— START OF Stored data —

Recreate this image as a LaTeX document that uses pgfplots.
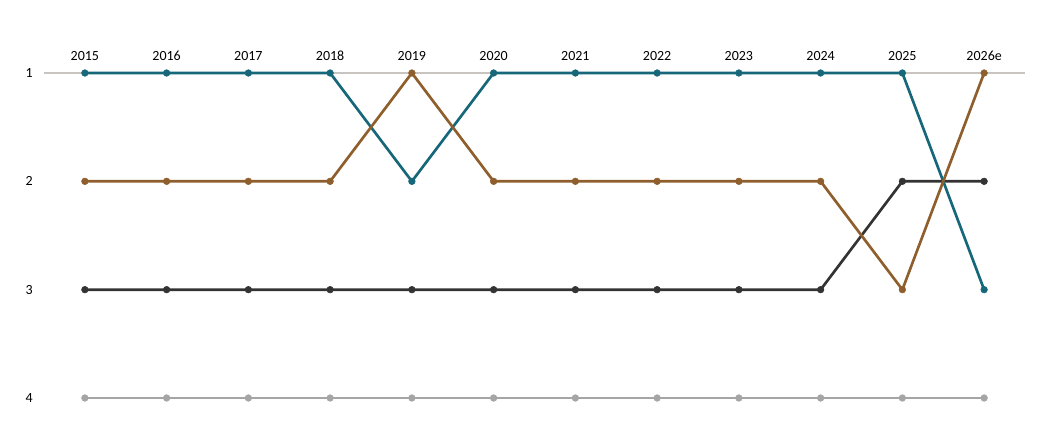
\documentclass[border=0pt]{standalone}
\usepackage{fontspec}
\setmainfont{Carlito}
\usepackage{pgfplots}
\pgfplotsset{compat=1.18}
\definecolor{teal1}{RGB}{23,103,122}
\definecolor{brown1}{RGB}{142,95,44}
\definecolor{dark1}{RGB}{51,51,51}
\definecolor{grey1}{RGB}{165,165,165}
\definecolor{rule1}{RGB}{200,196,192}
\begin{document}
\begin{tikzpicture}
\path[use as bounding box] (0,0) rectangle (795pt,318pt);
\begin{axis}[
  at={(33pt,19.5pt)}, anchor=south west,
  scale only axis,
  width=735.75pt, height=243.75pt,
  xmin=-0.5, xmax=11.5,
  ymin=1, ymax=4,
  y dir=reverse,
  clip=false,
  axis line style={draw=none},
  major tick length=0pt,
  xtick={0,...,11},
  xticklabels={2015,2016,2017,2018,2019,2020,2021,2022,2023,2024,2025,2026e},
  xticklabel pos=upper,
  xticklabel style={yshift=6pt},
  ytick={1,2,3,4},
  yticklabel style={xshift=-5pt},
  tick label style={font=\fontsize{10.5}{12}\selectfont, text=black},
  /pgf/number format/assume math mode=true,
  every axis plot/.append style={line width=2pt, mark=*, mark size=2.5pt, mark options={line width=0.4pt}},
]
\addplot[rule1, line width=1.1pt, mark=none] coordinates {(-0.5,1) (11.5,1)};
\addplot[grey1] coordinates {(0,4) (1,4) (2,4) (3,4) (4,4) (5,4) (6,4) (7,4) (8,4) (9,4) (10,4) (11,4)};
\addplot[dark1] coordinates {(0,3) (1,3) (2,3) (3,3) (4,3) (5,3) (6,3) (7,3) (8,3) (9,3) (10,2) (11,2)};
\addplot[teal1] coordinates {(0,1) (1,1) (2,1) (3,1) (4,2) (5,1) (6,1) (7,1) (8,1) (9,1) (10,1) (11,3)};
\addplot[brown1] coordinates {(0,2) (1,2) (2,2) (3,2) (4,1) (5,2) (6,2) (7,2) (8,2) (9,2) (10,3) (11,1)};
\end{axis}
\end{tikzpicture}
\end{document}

— END OF Stored data —

* [What to produce]
Reproduce the material word for word. Any pictures should be left out of the copy.

* [Full response]
Recreate this image as a LaTeX document that uses pgfplots.
\documentclass[border=0pt]{standalone}
\usepackage{fontspec}
\setmainfont{Carlito}
\usepackage{pgfplots}
\pgfplotsset{compat=1.18}
\definecolor{teal1}{RGB}{23,103,122}
\definecolor{brown1}{RGB}{142,95,44}
\definecolor{dark1}{RGB}{51,51,51}
\definecolor{grey1}{RGB}{165,165,165}
\definecolor{rule1}{RGB}{200,196,192}
\begin{document}
\begin{tikzpicture}
\path[use as bounding box] (0,0) rectangle (795pt,318pt);
\begin{axis}[
  at={(33pt,19.5pt)}, anchor=south west,
  scale only axis,
  width=735.75pt, height=243.75pt,
  xmin=-0.5, xmax=11.5,
  ymin=1, ymax=4,
  y dir=reverse,
  clip=false,
  axis line style={draw=none},
  major tick length=0pt,
  xtick={0,...,11},
  xticklabels={2015,2016,2017,2018,2019,2020,2021,2022,2023,2024,2025,2026e},
  xticklabel pos=upper,
  xticklabel style={yshift=6pt},
  ytick={1,2,3,4},
  yticklabel style={xshift=-5pt},
  tick label style={font=\fontsize{10.5}{12}\selectfont, text=black},
  /pgf/number format/assume math mode=true,
  every axis plot/.append style={line width=2pt, mark=*, mark size=2.5pt, mark options={line width=0.4pt}},
]
\addplot[rule1, line width=1.1pt, mark=none] coordinates {(-0.5,1) (11.5,1)};
\addplot[grey1] coordinates {(0,4) (1,4) (2,4) (3,4) (4,4) (5,4) (6,4) (7,4) (8,4) (9,4) (10,4) (11,4)};
\addplot[dark1] coordinates {(0,3) (1,3) (2,3) (3,3) (4,3) (5,3) (6,3) (7,3) (8,3) (9,3) (10,2) (11,2)};
\addplot[teal1] coordinates {(0,1) (1,1) (2,1) (3,1) (4,2) (5,1) (6,1) (7,1) (8,1) (9,1) (10,1) (11,3)};
\addplot[brown1] coordinates {(0,2) (1,2) (2,2) (3,2) (4,1) (5,2) (6,2) (7,2) (8,2) (9,2) (10,3) (11,1)};
\end{axis}
\end{tikzpicture}
\end{document}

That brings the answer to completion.